## Given task
Write out the full listing exactly as given, minus the images.

## Data block

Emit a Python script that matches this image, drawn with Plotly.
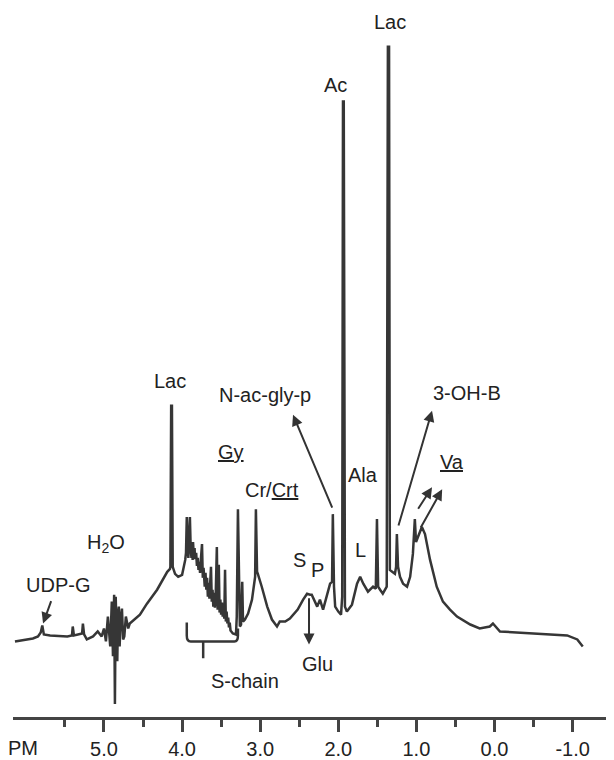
import plotly.graph_objects as go

# 1H NMR spectrum (chemical shift in ppm, intensity in arbitrary units)
ppm = [6.14, 5.91, 5.845, 5.81, 5.79, 5.77, 5.69, 5.56, 5.47, 5.41, 5.40, 5.385, 5.31, 5.28, 5.27, 5.255,
       5.22, 5.14, 5.08, 5.03,
       5.00, 4.975, 4.95, 4.935, 4.92, 4.90, 4.885, 4.87, 4.86, 4.85, 4.84, 4.83, 4.82, 4.81, 4.80, 4.785,
       4.77, 4.755, 4.74, 4.72, 4.69, 4.67,
       4.54, 4.45, 4.32, 4.245, 4.19, 4.155, 4.15, 4.14, 4.13, 4.12, 4.09, 4.05, 4.00,
       3.96, 3.95, 3.94, 3.93, 3.92, 3.91, 3.90, 3.89, 3.88, 3.875, 3.865, 3.86, 3.85, 3.84, 3.835, 3.82,
       3.81, 3.80, 3.79, 3.78, 3.77, 3.76, 3.745, 3.735, 3.725, 3.71, 3.70, 3.69, 3.68, 3.67, 3.66, 3.65,
       3.64, 3.63, 3.62, 3.61, 3.60, 3.59, 3.58, 3.57, 3.555, 3.545, 3.53, 3.52, 3.51, 3.50, 3.49, 3.48,
       3.47, 3.46, 3.45, 3.44, 3.43, 3.42, 3.41, 3.40, 3.39, 3.38, 3.36, 3.35, 3.31,
       3.30, 3.285, 3.27, 3.26, 3.245, 3.23, 3.22, 3.195, 3.155, 3.105, 3.065, 3.055, 3.04, 3.03,
       2.98, 2.91, 2.85, 2.785, 2.75, 2.68, 2.62, 2.52, 2.45, 2.40, 2.36, 2.34, 2.27, 2.235, 2.195, 2.145,
       2.105, 2.08, 2.07, 2.055, 2.04, 2.00, 1.965, 1.95, 1.94, 1.93, 1.915, 1.89, 1.825, 1.76, 1.72, 1.68,
       1.62, 1.555, 1.52, 1.505, 1.49, 1.465, 1.43, 1.38, 1.365, 1.35, 1.34, 1.31, 1.275, 1.26, 1.25, 1.235,
       1.21, 1.17, 1.12, 1.08, 1.045, 1.02, 1.005, 0.98, 0.93, 0.89, 0.825, 0.74, 0.66, 0.57, 0.48, 0.31,
       0.19, 0.06, 0.02, -0.07, -0.26, -0.45, -0.71, -0.93, -1.06, -1.13]
intensity = [76, 79, 81, 85, 92, 83, 82, 81, 81, 82, 91, 82, 83, 84, 94, 83,
             78, 81, 86, 81,
             89, 76, 101, 80, 71, 116, 61, 123, 13, 121, 70, 56, 104, 111, 71, 100,
             109, 78, 81, 101, 89, 94,
             103, 114, 128, 139, 146, 149, 151, 313, 313, 151, 144, 141, 143,
             158, 165, 201, 168, 160, 175, 201, 170, 160, 176, 158, 176, 162, 170, 159, 165,
             152, 160, 148, 156, 145, 158, 174, 140, 150, 131, 145, 128, 140, 121, 135, 119,
             132, 151, 116, 128, 111, 125, 110, 122, 171, 108, 153, 105, 118, 103, 115, 101,
             112, 99, 148, 96, 106, 94, 100, 90, 95, 87, 85, 84, 83,
             101, 209, 101, 91, 93, 136, 96, 98, 104, 118, 141, 209, 146, 144,
             131, 111, 98, 91, 96, 96, 99, 108, 118, 124, 123, 123, 111, 118, 108, 121,
             134, 136, 204, 131, 111, 106, 103, 121, 619, 619, 111, 106, 113, 134, 141, 134,
             126, 131, 129, 199, 131, 128, 124, 131, 674, 674, 148, 146, 144, 151, 184, 151,
             141, 134, 131, 141, 164, 199, 176, 181, 191, 184, 158, 131, 116, 108, 101, 93,
             89, 91, 94, 86, 85, 84, 83, 82, 78, 71]

# axis ticks
major_ticks = [5.0, 4.0, 3.0, 2.0, 1.0, 0.0, -1.0]
major_labels = ["5.0", "4.0", "3.0", "2.0", "1.0", "0.0", "-1.0"]
minor_ticks = [5.5, 4.5, 3.5, 2.5, 1.5, 0.5, -0.5, -1.5]

# peak labels: (text, ppm, intensity)
labels = [
    ("Lac", 1.34, 699),
    ("Ac", 2.03, 636),
    ("Lac", 4.15, 338),
    ("N-ac-gly-p", 2.94, 324),
    ("3-OH-B", 0.35, 326),
    ("<u>Gy</u>", 3.37, 266),
    ("<u>Va</u>", 0.54, 256),
    ("Cr/<u>Crt</u>", 2.85, 228),
    ("Ala", 1.68, 243),
    ("H<sub>2</sub>O", 4.97, 174),
    ("L", 1.72, 168),
    ("S", 2.50, 158),
    ("P", 2.26, 148),
    ("UDP-G", 5.59, 133),
    ("Glu", 2.27, 53),
    ("S-chain", 3.19, 36),
]

# arrows: (head ppm, head intensity, tail ppm, tail intensity)
arrows = [
    (2.58, 304, 2.07, 209),
    (0.80, 308, 1.235, 191),
    (0.80, 231, 0.99, 208),
    (0.67, 229, 0.955, 189),
    (2.375, 73, 2.375, 121),
    (5.78, 94, 5.67, 118),
]

FONT = "Liberation Sans, Arial, sans-serif"
INK = "#363636"

fig = go.Figure()
fig.add_trace(go.Scatter(x=ppm, y=intensity, mode="lines",
                         line=dict(color=INK, width=2.5), hoverinfo="skip", showlegend=False))

for text, x, y in labels:
    fig.add_annotation(x=x, y=y, xref="x", yref="y", text=text, showarrow=False,
                       font=dict(family=FONT, size=20, color="#222222"),
                       xanchor="center", yanchor="middle")

for hx, hy, tx, ty in arrows:
    fig.add_annotation(x=hx, y=hy, ax=tx, ay=ty, xref="x", yref="y", axref="x", ayref="y",
                       text="", showarrow=True, arrowhead=2, arrowsize=1.1, arrowwidth=2,
                       arrowcolor="#333333", standoff=0, startstandoff=0)

# S-chain bracket
fig.add_shape(type="path", xref="x", yref="y",
              path="M 3.94,95 L 3.94,82 Q 3.94,76 3.89,76 L 3.33,76 Q 3.285,76 3.285,82 L 3.285,89 "
                   "M 3.73,76 L 3.73,59",
              line=dict(color=INK, width=2.5))

# "PPM" axis label, cut at the left edge
fig.add_annotation(x=6.04, y=0, xref="x", yref="paper", text="PM", showarrow=False,
                   yanchor="top", yshift=-18, font=dict(family=FONT, size=20, color="#222222"))

fig.update_xaxes(range=[6.165, -1.53], showgrid=False, zeroline=False,
                 showline=True, linecolor="#444444", linewidth=3,
                 ticks="outside", ticklen=12, tickwidth=2.5, tickcolor="#444444",
                 tickmode="array", tickvals=major_ticks, ticktext=major_labels,
                 tickfont=dict(family=FONT, size=20, color="#222222"),
                 minor=dict(tickmode="array", tickvals=minor_ticks, ticks="outside",
                            ticklen=7, tickwidth=2.5, tickcolor="#444444", showgrid=False))
fig.update_yaxes(visible=False, range=[0, 713])

# the page body adds an 8 px margin, so the figure is 8 px smaller than the window
fig.update_layout(width=606, height=752, margin=dict(l=5, r=0, t=0, b=39),
                  paper_bgcolor="white", plot_bgcolor="white", showlegend=False)

fig.write_html("out.html")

## Expected answer
Emit a Python script that matches this image, drawn with Plotly.
import plotly.graph_objects as go

# 1H NMR spectrum (chemical shift in ppm, intensity in arbitrary units)
ppm = [6.14, 5.91, 5.845, 5.81, 5.79, 5.77, 5.69, 5.56, 5.47, 5.41, 5.40, 5.385, 5.31, 5.28, 5.27, 5.255,
       5.22, 5.14, 5.08, 5.03,
       5.00, 4.975, 4.95, 4.935, 4.92, 4.90, 4.885, 4.87, 4.86, 4.85, 4.84, 4.83, 4.82, 4.81, 4.80, 4.785,
       4.77, 4.755, 4.74, 4.72, 4.69, 4.67,
       4.54, 4.45, 4.32, 4.245, 4.19, 4.155, 4.15, 4.14, 4.13, 4.12, 4.09, 4.05, 4.00,
       3.96, 3.95, 3.94, 3.93, 3.92, 3.91, 3.90, 3.89, 3.88, 3.875, 3.865, 3.86, 3.85, 3.84, 3.835, 3.82,
       3.81, 3.80, 3.79, 3.78, 3.77, 3.76, 3.745, 3.735, 3.725, 3.71, 3.70, 3.69, 3.68, 3.67, 3.66, 3.65,
       3.64, 3.63, 3.62, 3.61, 3.60, 3.59, 3.58, 3.57, 3.555, 3.545, 3.53, 3.52, 3.51, 3.50, 3.49, 3.48,
       3.47, 3.46, 3.45, 3.44, 3.43, 3.42, 3.41, 3.40, 3.39, 3.38, 3.36, 3.35, 3.31,
       3.30, 3.285, 3.27, 3.26, 3.245, 3.23, 3.22, 3.195, 3.155, 3.105, 3.065, 3.055, 3.04, 3.03,
       2.98, 2.91, 2.85, 2.785, 2.75, 2.68, 2.62, 2.52, 2.45, 2.40, 2.36, 2.34, 2.27, 2.235, 2.195, 2.145,
       2.105, 2.08, 2.07, 2.055, 2.04, 2.00, 1.965, 1.95, 1.94, 1.93, 1.915, 1.89, 1.825, 1.76, 1.72, 1.68,
       1.62, 1.555, 1.52, 1.505, 1.49, 1.465, 1.43, 1.38, 1.365, 1.35, 1.34, 1.31, 1.275, 1.26, 1.25, 1.235,
       1.21, 1.17, 1.12, 1.08, 1.045, 1.02, 1.005, 0.98, 0.93, 0.89, 0.825, 0.74, 0.66, 0.57, 0.48, 0.31,
       0.19, 0.06, 0.02, -0.07, -0.26, -0.45, -0.71, -0.93, -1.06, -1.13]
intensity = [76, 79, 81, 85, 92, 83, 82, 81, 81, 82, 91, 82, 83, 84, 94, 83,
             78, 81, 86, 81,
             89, 76, 101, 80, 71, 116, 61, 123, 13, 121, 70, 56, 104, 111, 71, 100,
             109, 78, 81, 101, 89, 94,
             103, 114, 128, 139, 146, 149, 151, 313, 313, 151, 144, 141, 143,
             158, 165, 201, 168, 160, 175, 201, 170, 160, 176, 158, 176, 162, 170, 159, 165,
             152, 160, 148, 156, 145, 158, 174, 140, 150, 131, 145, 128, 140, 121, 135, 119,
             132, 151, 116, 128, 111, 125, 110, 122, 171, 108, 153, 105, 118, 103, 115, 101,
             112, 99, 148, 96, 106, 94, 100, 90, 95, 87, 85, 84, 83,
             101, 209, 101, 91, 93, 136, 96, 98, 104, 118, 141, 209, 146, 144,
             131, 111, 98, 91, 96, 96, 99, 108, 118, 124, 123, 123, 111, 118, 108, 121,
             134, 136, 204, 131, 111, 106, 103, 121, 619, 619, 111, 106, 113, 134, 141, 134,
             126, 131, 129, 199, 131, 128, 124, 131, 674, 674, 148, 146, 144, 151, 184, 151,
             141, 134, 131, 141, 164, 199, 176, 181, 191, 184, 158, 131, 116, 108, 101, 93,
             89, 91, 94, 86, 85, 84, 83, 82, 78, 71]

# axis ticks
major_ticks = [5.0, 4.0, 3.0, 2.0, 1.0, 0.0, -1.0]
major_labels = ["5.0", "4.0", "3.0", "2.0", "1.0", "0.0", "-1.0"]
minor_ticks = [5.5, 4.5, 3.5, 2.5, 1.5, 0.5, -0.5, -1.5]

# peak labels: (text, ppm, intensity)
labels = [
    ("Lac", 1.34, 699),
    ("Ac", 2.03, 636),
    ("Lac", 4.15, 338),
    ("N-ac-gly-p", 2.94, 324),
    ("3-OH-B", 0.35, 326),
    ("<u>Gy</u>", 3.37, 266),
    ("<u>Va</u>", 0.54, 256),
    ("Cr/<u>Crt</u>", 2.85, 228),
    ("Ala", 1.68, 243),
    ("H<sub>2</sub>O", 4.97, 174),
    ("L", 1.72, 168),
    ("S", 2.50, 158),
    ("P", 2.26, 148),
    ("UDP-G", 5.59, 133),
    ("Glu", 2.27, 53),
    ("S-chain", 3.19, 36),
]

# arrows: (head ppm, head intensity, tail ppm, tail intensity)
arrows = [
    (2.58, 304, 2.07, 209),
    (0.80, 308, 1.235, 191),
    (0.80, 231, 0.99, 208),
    (0.67, 229, 0.955, 189),
    (2.375, 73, 2.375, 121),
    (5.78, 94, 5.67, 118),
]

FONT = "Liberation Sans, Arial, sans-serif"
INK = "#363636"

fig = go.Figure()
fig.add_trace(go.Scatter(x=ppm, y=intensity, mode="lines",
                         line=dict(color=INK, width=2.5), hoverinfo="skip", showlegend=False))

for text, x, y in labels:
    fig.add_annotation(x=x, y=y, xref="x", yref="y", text=text, showarrow=False,
                       font=dict(family=FONT, size=20, color="#222222"),
                       xanchor="center", yanchor="middle")

for hx, hy, tx, ty in arrows:
    fig.add_annotation(x=hx, y=hy, ax=tx, ay=ty, xref="x", yref="y", axref="x", ayref="y",
                       text="", showarrow=True, arrowhead=2, arrowsize=1.1, arrowwidth=2,
                       arrowcolor="#333333", standoff=0, startstandoff=0)

# S-chain bracket
fig.add_shape(type="path", xref="x", yref="y",
              path="M 3.94,95 L 3.94,82 Q 3.94,76 3.89,76 L 3.33,76 Q 3.285,76 3.285,82 L 3.285,89 "
                   "M 3.73,76 L 3.73,59",
              line=dict(color=INK, width=2.5))

# "PPM" axis label, cut at the left edge
fig.add_annotation(x=6.04, y=0, xref="x", yref="paper", text="PM", showarrow=False,
                   yanchor="top", yshift=-18, font=dict(family=FONT, size=20, color="#222222"))

fig.update_xaxes(range=[6.165, -1.53], showgrid=False, zeroline=False,
                 showline=True, linecolor="#444444", linewidth=3,
                 ticks="outside", ticklen=12, tickwidth=2.5, tickcolor="#444444",
                 tickmode="array", tickvals=major_ticks, ticktext=major_labels,
                 tickfont=dict(family=FONT, size=20, color="#222222"),
                 minor=dict(tickmode="array", tickvals=minor_ticks, ticks="outside",
                            ticklen=7, tickwidth=2.5, tickcolor="#444444", showgrid=False))
fig.update_yaxes(visible=False, range=[0, 713])

# the page body adds an 8 px margin, so the figure is 8 px smaller than the window
fig.update_layout(width=606, height=752, margin=dict(l=5, r=0, t=0, b=39),
                  paper_bgcolor="white", plot_bgcolor="white", showlegend=False)

fig.write_html("out.html")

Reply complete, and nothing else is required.